I met her when I was in secondary school. She was a very beautiful girl, a Eurasian-looking girl. If I were younger than her, I'd dream of having a face just like hers. She was like a mini-Audrey Hepburn to me. She was so cheerful, graceful and polite.

4 years later, I found mini-Audrey Hepburn on Facebook. The little girl grew into a young, confident woman. She was now a model. She was holding a cigarette in some pictures, in one she had an eyebrow piercing. In almost all those pictures her eyes showed defiance. Her posts showed that she was now a strong woman with a voice of her own. No one's going to get past her with their bullshit. Now her Facebook profile was glaring at me, challenging me to accept this huge contrast. I couldn't associate that innocent image of her young self with this new image. I was in awe, I wondered what happened to the kid I knew, what went wrong. I thought I was over-thinking. After all, people do change a lot over the years. It's normal and I was just thinking too much, as usual.

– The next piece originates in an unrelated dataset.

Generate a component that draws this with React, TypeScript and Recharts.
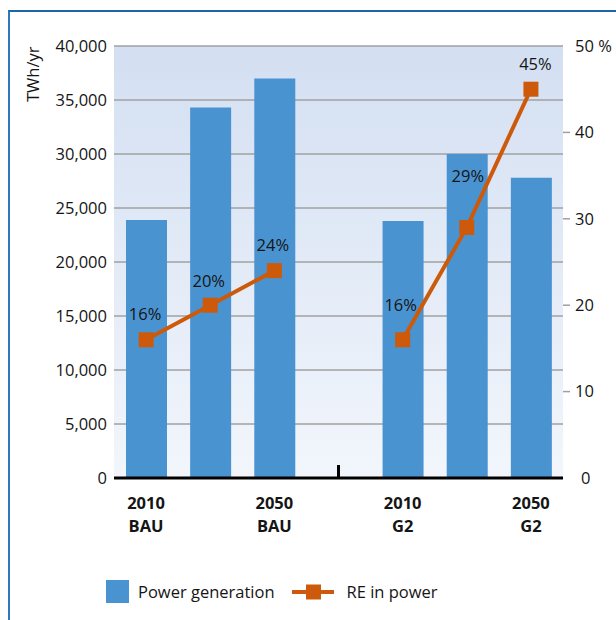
import React from 'react';
import {
  ComposedChart,
  Bar,
  Line,
  XAxis,
  YAxis,
  CartesianGrid,
  Legend,
  LabelList,
  ReferenceLine,
} from 'recharts';

// ---- data ----
const categories = ['2010 BAU', '2030 BAU', '2050 BAU', 'gap', '2010 G2', '2030 G2', '2050 G2'];
const powerGeneration: (number | null)[] = [23900, 34300, 37000, null, 23800, 30000, 27800];
const reInPower: (number | null)[] = [16, 20, 24, null, 16, 29, 45];
const yearLabels = ['2010', '', '2050', '', '2010', '', '2050'];
const scenarioLabels = ['BAU', '', 'BAU', '', 'G2', '', 'G2'];
const leftTicks = [0, 5000, 10000, 15000, 20000, 25000, 30000, 35000, 40000];
const rightTicks = [0, 10, 20, 30, 40, 50];

const data = categories.map((name, i) => ({
  name,
  power: powerGeneration[i],
  re: reInPower[i],
}));

// ---- styles ----
const FONT = '"Open Sans", "Noto Sans", sans-serif';
const FS = 16.5;
const BLUE = '#4a93d1';
const ORANGE = '#cc5a0a';
const TEXT = '#151515';
// label placement tweaks (dx, lift above point) per category index
const labelShift: [number, number][] = [
  [-1, 26], [-1.5, 24], [-1.5, 26], [0, 0], [-2, 35], [1, 51], [4.5, 25],
];

const XTick = (props: any) => {
  const { x, y, payload } = props;
  const i = categories.indexOf(payload.value);
  if (i < 0 || !yearLabels[i]) return <g />;
  return (
    <g>
      <text x={x} y={y + 23} textAnchor="middle" fontFamily={FONT} fontSize={FS} fontWeight={700} fill={TEXT}>
        {yearLabels[i]}
      </text>
      <text x={x} y={y + 46} textAnchor="middle" fontFamily={FONT} fontSize={FS} fontWeight={700} fill={TEXT}>
        {scenarioLabels[i]}
      </text>
    </g>
  );
};

const LeftTick = (props: any) => {
  const { x, y, payload } = props;
  return (
    <text x={x} y={y} dy="0.355em" textAnchor="end" fontFamily={FONT} fontSize={FS} fill={TEXT}>
      {Number(payload.value).toLocaleString('en-US')}
    </text>
  );
};

const RightTick = (props: any) => {
  const { x, y, payload } = props;
  const v = payload.value;
  const showLine = v !== 0 && v !== 50;
  return (
    <g>
      {showLine && <line x1={x - 12} y1={y} x2={x - 5} y2={y} stroke="#a0a0a0" strokeWidth={1.5} />}
      <text x={v === 0 ? x + 6 : x} y={y} dy="0.355em" textAnchor="start" fontFamily={FONT} fontSize={FS} fill={TEXT}>
        {v === 50 ? '50 %' : String(v)}
      </text>
    </g>
  );
};

const SquareDot = (props: any) => {
  const { cx, cy, index, value } = props;
  if (value == null || cy == null || isNaN(cy)) return <g key={`d${index}`} />;
  return <rect key={`d${index}`} x={cx - 7.5} y={cy - 7.5} width={15} height={15} fill={ORANGE} />;
};

const PctLabel = (props: any) => {
  const { x, y, value, index } = props;
  if (value == null) return null;
  const [dx, lift] = labelShift[index] || [0, 25];
  return (
    <text x={x + dx} y={y - lift + 5.9} textAnchor="middle" fontFamily={FONT} fontSize={FS} fill={TEXT}>
      {`${value}%`}
    </text>
  );
};

const renderLegend = () => (
  <div style={{ display: 'flex', alignItems: 'center', fontFamily: FONT, fontSize: FS, color: TEXT }}>
    <svg width={23} height={23} style={{ display: 'block' }}>
      <rect width={23} height={23} fill={BLUE} />
    </svg>
    <span style={{ marginLeft: 9 }}>Power generation</span>
    <svg width={42} height={16} style={{ display: 'block', marginLeft: 17 }}>
      <line x1={0} y1={8} x2={42} y2={8} stroke={ORANGE} strokeWidth={4} />
      <rect x={14} y={0.5} width={15} height={15} fill={ORANGE} />
    </svg>
    <span style={{ marginLeft: 13 }}>RE in power</span>
  </div>
);

const TWhLabel = () => (
  <text transform="translate(39,102) rotate(-90)" fontFamily={FONT} fontSize={FS} fill={TEXT}>
    TWh/yr
  </text>
);

export default function App() {
  return (
    <div style={{ position: 'absolute', left: 0, top: 0, width: 616, height: 620, background: '#fff' }}>
      <div
        style={{
          position: 'absolute',
          left: 8,
          top: 10,
          width: 608,
          height: 610,
          borderTop: '2px solid #1f66a8',
          borderLeft: '2px solid #2f78bd',
          boxSizing: 'border-box',
        }}
      />
      <div style={{ position: 'absolute', left: 0, top: 0 }}>
        <ComposedChart
          width={616}
          height={620}
          data={data}
          margin={{ top: 46, right: 8, bottom: 82, left: 54 }}
        >
          <defs>
            <linearGradient id="bgGrad" x1="0" y1="0" x2="0" y2="1">
              <stop offset="0%" stopColor="#d3dff2" />
              <stop offset="100%" stopColor="#f2f6fc" />
            </linearGradient>
          </defs>
          <CartesianGrid
            yAxisId="left"
            vertical={false}
            stroke="#a0a0a0"
            strokeWidth={1.5}
            fill="url(#bgGrad)"
            fillOpacity={1}
          />
          <XAxis
            dataKey="name"
            interval={0}
            height={60}
            tickLine={false}
            tickSize={6}
            tickMargin={2}
            axisLine={{ stroke: '#000', strokeWidth: 3 }}
            tick={<XTick />}
          />
          <YAxis
            yAxisId="left"
            width={60}
            domain={[0, 40000]}
            ticks={leftTicks}
            axisLine={false}
            tickLine={false}
            tickSize={6}
            tickMargin={1}
            tick={<LeftTick />}
            label={<TWhLabel />}
          />
          <YAxis
            yAxisId="right"
            orientation="right"
            width={45}
            domain={[0, 50]}
            ticks={rightTicks}
            axisLine={false}
            tickLine={false}
            tickSize={7}
            tickMargin={5}
            tick={<RightTick />}
          />
          <Bar
            yAxisId="left"
            dataKey="power"
            name="Power generation"
            fill={BLUE}
            barSize={41}
            isAnimationActive={false}
          />
          <ReferenceLine
            yAxisId="left"
            segment={[{ x: 'gap', y: 0 }, { x: 'gap', y: 1200 }]}
            stroke="#000"
            strokeWidth={3}
          />
          <Line
            yAxisId="right"
            dataKey="re"
            name="RE in power"
            stroke={ORANGE}
            strokeWidth={4}
            dot={SquareDot}
            activeDot={false}
            isAnimationActive={false}
          >
            <LabelList dataKey="re" content={<PctLabel />} />
          </Line>
          <Legend
            layout="horizontal"
            verticalAlign="middle"
            align="center"
            content={renderLegend}
            wrapperStyle={{ top: 580, left: 106, width: 500 }}
          />
        </ComposedChart>
      </div>
    </div>
  );
}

Months later, I found out through a Facebook post that she used to be "a depressed kid with plasters on her arm and a dead look on her face." 


Since that day I haven't really been able to get over the fact that I missed that. I saw her for hours everyday for several months, and I always looked past that cheery smile plastered on that pretty face of hers. I adored that girl, and yet, I didn't notice the pain she was hiding behind that façade. Granted, those years were my roughest years. But how do you live with yourself knowing you only saw the problems you were facing, and ignored pains of others around you? How can you forgive yourself for not seeing that someone was in need of a caring friend? How can you not beat yourself up for not going that extra mile and being there for them? How could you have been so blind?


The worst part is knowing there's a very high chance I've missed the pain hidden by many others who were part of my life at some point.

And even if you realize it now, how do you suddenly go up to someone you haven't spoken in a long time and tell them that you have always cared about them and that you always will, even if you never speak to each other ever again.